* **Written task**: Both the line containing "Reproduce this chart" and the line containing "ReferenceLine, Cell, LabelList" are part of the range to copy, along with every line between them. Copy it exactly and leave out the pictures.

* **Materials provided**:
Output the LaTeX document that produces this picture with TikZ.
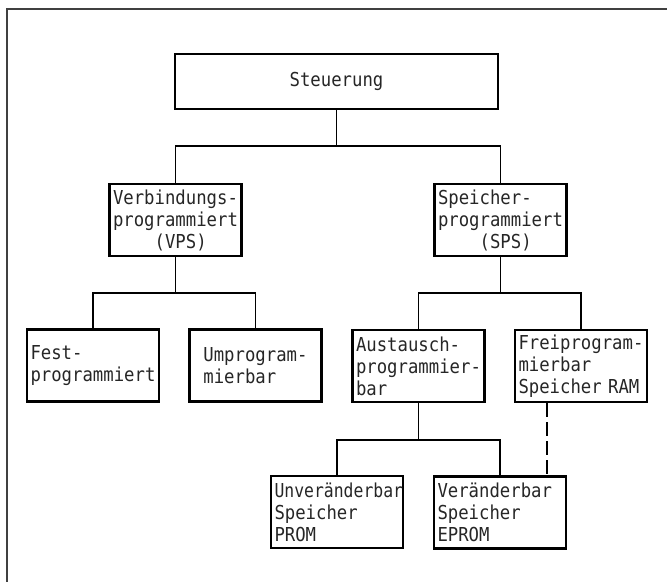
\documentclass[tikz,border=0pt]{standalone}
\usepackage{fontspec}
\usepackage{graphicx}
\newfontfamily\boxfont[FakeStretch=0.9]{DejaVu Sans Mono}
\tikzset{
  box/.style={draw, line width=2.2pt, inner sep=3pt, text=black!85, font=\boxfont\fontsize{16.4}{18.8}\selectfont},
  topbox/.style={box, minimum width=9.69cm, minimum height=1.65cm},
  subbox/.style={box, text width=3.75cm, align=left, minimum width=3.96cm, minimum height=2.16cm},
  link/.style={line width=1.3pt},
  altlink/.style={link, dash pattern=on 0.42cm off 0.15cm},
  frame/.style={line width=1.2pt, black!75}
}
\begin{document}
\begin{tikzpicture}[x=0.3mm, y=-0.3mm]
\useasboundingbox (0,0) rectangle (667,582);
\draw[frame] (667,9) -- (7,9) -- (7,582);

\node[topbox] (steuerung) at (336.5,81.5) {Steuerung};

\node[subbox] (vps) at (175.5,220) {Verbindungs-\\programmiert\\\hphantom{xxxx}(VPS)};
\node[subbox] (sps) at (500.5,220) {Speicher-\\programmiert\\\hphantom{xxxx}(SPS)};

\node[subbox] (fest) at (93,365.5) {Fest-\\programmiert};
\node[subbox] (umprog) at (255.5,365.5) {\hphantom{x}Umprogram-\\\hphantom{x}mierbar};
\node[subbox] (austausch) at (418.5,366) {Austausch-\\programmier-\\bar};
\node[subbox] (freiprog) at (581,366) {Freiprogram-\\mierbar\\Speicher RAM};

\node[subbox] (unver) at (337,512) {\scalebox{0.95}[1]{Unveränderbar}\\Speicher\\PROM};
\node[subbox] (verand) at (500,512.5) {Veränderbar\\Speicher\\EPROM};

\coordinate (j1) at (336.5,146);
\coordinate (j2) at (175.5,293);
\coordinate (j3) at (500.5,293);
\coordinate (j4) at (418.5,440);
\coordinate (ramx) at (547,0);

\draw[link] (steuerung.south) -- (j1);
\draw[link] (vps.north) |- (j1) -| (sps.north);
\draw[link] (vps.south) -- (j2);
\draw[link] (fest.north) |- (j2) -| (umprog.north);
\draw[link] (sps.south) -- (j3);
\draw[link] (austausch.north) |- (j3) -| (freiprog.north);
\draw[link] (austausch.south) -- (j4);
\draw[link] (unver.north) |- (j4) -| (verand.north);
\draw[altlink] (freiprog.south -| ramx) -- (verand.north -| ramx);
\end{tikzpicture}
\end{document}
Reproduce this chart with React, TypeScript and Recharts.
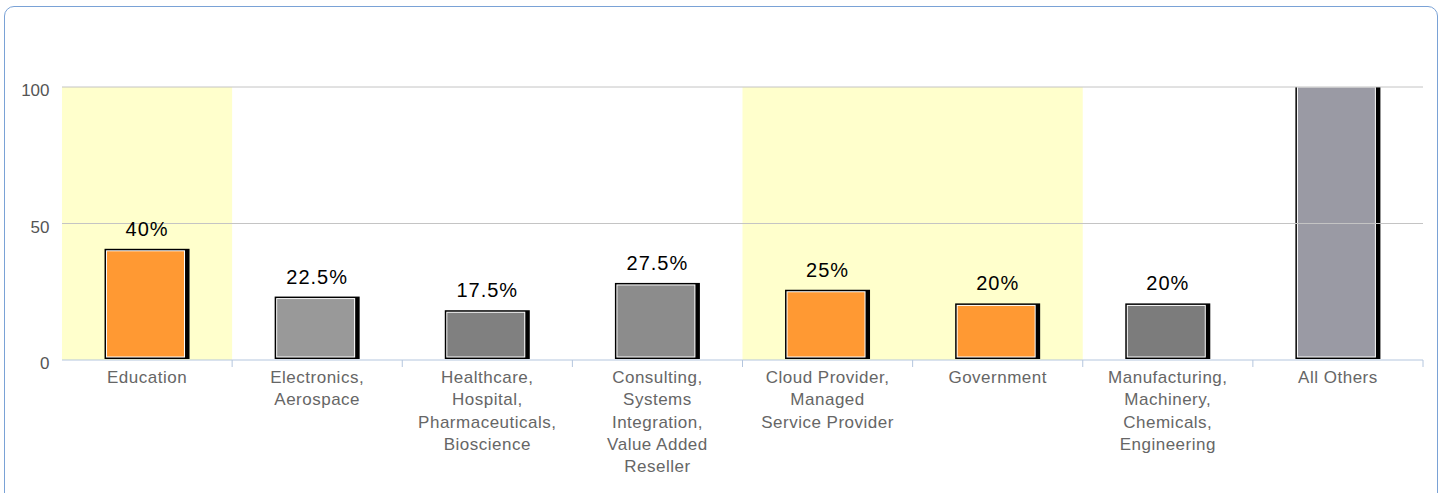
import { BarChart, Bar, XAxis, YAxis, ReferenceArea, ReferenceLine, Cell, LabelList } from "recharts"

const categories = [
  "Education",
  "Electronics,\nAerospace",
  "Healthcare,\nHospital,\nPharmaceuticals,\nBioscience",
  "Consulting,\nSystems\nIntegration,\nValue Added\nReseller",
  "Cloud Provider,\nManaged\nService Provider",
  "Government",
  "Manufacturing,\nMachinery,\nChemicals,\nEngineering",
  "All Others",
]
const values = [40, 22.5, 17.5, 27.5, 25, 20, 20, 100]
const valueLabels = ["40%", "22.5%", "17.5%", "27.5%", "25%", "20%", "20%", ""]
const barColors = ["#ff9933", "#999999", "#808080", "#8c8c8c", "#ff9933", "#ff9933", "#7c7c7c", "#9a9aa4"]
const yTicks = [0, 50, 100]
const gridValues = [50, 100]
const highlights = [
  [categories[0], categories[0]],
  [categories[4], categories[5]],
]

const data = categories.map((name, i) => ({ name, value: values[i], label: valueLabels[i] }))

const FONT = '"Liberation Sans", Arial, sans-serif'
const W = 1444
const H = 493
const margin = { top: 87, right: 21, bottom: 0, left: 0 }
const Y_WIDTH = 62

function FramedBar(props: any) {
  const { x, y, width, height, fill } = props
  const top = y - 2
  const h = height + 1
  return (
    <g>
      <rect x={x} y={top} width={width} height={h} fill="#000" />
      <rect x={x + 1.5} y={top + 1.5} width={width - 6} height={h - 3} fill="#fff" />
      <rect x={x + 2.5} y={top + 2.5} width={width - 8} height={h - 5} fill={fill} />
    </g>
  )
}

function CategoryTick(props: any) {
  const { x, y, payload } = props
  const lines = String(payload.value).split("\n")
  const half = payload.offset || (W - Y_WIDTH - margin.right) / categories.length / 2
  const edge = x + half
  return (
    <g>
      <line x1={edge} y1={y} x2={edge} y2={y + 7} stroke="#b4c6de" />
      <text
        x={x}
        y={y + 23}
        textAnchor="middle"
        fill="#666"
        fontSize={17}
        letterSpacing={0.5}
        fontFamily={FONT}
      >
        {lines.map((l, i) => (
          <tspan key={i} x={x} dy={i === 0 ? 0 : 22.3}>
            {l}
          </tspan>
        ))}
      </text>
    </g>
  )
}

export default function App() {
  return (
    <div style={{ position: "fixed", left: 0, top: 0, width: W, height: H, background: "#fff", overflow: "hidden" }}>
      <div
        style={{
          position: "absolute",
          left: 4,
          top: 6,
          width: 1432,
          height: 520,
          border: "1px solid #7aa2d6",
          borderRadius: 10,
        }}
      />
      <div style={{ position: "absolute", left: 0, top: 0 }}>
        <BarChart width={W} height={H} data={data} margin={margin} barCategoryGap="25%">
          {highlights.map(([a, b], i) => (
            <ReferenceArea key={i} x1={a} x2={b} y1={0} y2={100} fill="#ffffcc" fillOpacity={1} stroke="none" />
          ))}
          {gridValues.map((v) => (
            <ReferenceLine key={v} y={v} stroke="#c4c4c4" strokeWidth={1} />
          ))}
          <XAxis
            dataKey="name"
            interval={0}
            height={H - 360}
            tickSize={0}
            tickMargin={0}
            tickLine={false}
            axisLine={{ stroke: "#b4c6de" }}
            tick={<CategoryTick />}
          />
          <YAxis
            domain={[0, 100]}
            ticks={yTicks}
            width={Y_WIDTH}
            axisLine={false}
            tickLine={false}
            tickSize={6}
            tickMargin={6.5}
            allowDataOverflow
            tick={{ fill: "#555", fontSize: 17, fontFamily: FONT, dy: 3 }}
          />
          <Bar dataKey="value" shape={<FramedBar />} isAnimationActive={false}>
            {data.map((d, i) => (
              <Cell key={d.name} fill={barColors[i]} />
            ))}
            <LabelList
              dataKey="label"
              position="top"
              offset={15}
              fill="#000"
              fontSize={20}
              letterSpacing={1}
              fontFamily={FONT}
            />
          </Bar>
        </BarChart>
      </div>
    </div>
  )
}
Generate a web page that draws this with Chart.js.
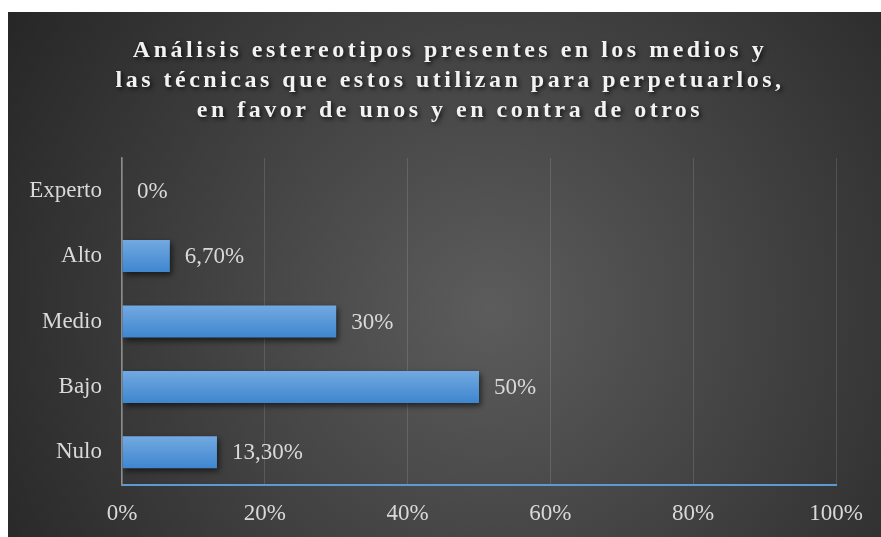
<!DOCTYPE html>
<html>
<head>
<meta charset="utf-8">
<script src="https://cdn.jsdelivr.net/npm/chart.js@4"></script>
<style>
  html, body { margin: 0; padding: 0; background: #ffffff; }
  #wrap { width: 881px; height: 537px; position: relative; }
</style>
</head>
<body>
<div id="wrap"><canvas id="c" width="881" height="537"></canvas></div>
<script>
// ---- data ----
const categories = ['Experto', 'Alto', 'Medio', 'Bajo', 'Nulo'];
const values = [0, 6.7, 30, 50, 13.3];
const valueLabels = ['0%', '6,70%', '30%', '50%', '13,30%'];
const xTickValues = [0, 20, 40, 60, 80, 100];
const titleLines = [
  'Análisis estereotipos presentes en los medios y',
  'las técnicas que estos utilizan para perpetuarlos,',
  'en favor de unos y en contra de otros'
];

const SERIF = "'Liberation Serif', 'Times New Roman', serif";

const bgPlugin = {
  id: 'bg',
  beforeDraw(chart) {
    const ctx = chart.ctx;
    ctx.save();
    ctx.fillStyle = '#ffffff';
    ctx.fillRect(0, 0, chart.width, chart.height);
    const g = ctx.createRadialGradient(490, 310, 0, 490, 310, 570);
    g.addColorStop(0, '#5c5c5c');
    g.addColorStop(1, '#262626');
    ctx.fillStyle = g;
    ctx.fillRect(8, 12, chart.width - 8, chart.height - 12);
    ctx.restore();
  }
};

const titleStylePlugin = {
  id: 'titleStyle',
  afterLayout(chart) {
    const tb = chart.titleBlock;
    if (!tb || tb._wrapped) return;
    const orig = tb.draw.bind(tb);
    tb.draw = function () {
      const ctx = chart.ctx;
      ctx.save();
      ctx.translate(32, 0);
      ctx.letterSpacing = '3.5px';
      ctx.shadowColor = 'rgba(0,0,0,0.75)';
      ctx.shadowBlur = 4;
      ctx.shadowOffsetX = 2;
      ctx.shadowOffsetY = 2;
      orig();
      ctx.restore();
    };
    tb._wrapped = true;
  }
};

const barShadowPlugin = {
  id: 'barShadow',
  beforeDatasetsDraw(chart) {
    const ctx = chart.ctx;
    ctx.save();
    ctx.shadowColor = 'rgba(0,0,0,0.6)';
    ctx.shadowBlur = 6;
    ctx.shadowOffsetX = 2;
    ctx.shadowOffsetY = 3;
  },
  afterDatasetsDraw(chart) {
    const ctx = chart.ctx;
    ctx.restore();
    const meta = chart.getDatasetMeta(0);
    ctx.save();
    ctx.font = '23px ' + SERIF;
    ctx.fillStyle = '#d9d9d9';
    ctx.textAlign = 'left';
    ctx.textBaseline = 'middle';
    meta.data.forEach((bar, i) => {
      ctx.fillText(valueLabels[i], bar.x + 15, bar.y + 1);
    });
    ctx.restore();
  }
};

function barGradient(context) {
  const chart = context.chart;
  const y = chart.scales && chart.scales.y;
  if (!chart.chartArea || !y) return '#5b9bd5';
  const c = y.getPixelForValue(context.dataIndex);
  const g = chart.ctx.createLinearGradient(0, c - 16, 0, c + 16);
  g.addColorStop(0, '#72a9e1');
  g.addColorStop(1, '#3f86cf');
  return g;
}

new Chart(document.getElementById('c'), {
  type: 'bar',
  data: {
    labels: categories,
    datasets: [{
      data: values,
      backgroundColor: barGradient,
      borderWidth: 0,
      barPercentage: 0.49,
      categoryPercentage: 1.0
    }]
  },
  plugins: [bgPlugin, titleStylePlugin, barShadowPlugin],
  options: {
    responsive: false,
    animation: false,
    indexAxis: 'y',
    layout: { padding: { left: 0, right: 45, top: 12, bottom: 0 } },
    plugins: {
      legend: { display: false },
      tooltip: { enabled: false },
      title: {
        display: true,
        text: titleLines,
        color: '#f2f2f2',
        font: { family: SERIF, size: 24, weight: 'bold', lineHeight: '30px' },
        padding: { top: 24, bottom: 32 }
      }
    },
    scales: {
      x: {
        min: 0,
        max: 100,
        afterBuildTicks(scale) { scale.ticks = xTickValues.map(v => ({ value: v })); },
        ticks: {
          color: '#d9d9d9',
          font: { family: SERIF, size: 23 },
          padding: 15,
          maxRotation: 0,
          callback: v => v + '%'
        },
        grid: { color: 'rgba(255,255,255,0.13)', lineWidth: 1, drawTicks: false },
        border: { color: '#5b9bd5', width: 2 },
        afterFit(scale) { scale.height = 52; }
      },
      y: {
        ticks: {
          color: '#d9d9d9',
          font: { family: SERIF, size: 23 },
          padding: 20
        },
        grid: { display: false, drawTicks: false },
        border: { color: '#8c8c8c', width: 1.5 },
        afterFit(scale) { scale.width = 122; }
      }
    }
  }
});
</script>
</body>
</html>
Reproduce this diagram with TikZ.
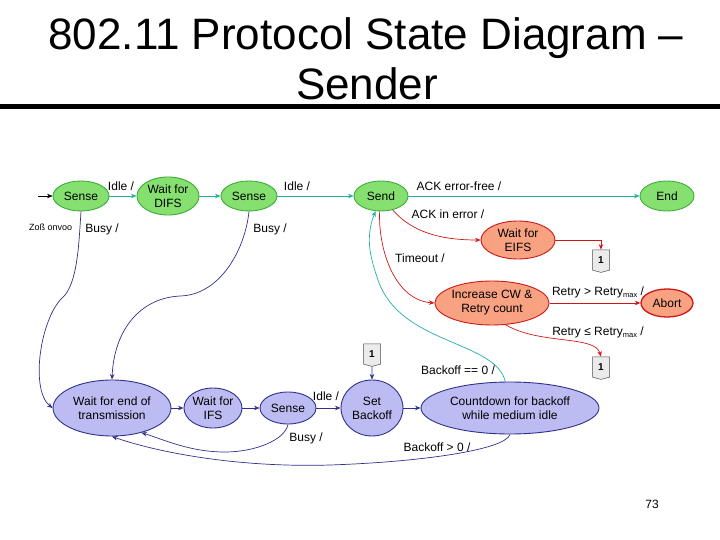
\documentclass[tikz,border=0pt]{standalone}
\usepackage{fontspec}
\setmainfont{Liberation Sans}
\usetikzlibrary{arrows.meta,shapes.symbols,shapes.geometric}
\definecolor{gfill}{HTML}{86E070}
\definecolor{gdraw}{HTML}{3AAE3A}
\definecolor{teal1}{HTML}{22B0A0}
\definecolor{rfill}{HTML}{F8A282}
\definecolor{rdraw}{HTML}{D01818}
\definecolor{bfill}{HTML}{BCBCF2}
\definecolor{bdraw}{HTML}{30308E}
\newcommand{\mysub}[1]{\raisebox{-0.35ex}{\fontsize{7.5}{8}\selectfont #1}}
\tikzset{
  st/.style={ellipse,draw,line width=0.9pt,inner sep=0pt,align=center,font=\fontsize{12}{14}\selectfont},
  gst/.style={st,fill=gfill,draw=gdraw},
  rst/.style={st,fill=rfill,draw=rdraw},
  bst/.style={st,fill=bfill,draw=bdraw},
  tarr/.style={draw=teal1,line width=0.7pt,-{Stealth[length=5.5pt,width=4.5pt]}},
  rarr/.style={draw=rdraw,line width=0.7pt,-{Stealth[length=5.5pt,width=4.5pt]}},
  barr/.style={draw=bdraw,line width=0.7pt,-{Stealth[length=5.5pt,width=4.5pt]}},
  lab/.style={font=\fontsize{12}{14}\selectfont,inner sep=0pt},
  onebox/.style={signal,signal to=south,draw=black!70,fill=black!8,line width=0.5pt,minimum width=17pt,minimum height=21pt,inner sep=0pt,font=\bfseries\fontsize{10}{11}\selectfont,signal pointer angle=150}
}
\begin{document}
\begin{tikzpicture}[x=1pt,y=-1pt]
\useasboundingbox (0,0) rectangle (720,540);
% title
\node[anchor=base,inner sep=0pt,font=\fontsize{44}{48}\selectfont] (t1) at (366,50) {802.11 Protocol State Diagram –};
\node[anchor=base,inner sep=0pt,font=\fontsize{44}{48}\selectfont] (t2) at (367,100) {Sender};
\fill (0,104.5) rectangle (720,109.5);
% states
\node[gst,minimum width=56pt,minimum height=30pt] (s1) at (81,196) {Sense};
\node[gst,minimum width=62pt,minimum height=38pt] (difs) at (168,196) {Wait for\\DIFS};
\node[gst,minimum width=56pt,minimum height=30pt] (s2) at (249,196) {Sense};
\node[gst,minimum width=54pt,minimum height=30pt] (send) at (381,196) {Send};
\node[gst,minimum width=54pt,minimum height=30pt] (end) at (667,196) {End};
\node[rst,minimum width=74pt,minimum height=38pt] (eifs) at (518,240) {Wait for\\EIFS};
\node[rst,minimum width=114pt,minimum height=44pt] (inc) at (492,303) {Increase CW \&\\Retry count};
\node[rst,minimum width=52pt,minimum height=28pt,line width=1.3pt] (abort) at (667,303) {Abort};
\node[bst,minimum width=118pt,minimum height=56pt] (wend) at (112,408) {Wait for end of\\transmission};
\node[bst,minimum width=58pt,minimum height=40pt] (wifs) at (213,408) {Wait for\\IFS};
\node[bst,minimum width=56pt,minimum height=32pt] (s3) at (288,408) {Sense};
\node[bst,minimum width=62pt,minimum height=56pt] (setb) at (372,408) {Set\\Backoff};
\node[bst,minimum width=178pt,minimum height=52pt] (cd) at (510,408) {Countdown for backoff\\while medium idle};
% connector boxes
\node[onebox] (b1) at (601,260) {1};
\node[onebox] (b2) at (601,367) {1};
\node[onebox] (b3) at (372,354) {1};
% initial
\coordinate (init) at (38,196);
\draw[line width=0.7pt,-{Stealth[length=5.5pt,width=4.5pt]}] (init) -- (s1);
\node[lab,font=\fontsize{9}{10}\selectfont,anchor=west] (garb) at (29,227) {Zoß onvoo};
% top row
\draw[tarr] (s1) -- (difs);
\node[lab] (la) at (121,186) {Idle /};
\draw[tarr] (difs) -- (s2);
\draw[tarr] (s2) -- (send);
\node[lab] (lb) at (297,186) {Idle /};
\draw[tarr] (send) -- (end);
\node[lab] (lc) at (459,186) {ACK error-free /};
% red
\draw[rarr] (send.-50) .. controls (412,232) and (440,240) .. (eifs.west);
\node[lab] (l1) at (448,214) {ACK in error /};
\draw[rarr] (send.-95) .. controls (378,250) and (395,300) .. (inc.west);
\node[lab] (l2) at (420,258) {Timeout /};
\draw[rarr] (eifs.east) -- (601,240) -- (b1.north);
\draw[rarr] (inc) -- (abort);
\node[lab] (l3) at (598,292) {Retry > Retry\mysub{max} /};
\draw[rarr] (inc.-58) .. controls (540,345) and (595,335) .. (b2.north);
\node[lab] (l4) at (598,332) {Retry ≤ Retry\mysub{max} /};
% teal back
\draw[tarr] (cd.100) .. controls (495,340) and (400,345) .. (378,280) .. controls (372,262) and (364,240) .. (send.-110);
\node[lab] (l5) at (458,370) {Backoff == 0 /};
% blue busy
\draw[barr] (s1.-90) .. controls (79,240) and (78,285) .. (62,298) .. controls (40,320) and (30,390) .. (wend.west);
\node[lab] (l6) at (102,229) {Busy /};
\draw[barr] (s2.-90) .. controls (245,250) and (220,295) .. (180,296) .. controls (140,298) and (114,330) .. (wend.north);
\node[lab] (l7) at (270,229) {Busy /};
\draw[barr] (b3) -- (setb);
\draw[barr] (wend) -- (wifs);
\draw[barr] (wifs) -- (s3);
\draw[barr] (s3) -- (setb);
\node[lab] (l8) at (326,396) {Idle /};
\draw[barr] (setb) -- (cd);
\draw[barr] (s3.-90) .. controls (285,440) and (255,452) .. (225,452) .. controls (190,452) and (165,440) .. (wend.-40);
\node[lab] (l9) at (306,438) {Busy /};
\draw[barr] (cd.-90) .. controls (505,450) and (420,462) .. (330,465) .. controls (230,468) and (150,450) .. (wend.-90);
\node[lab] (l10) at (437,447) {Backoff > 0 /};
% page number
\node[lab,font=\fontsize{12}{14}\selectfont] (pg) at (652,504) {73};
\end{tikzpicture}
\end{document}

* **Exercise result**:
Reproduce this chart with React, TypeScript and Recharts.
import { BarChart, Bar, XAxis, YAxis, ReferenceArea, ReferenceLine, Cell, LabelList } from "recharts"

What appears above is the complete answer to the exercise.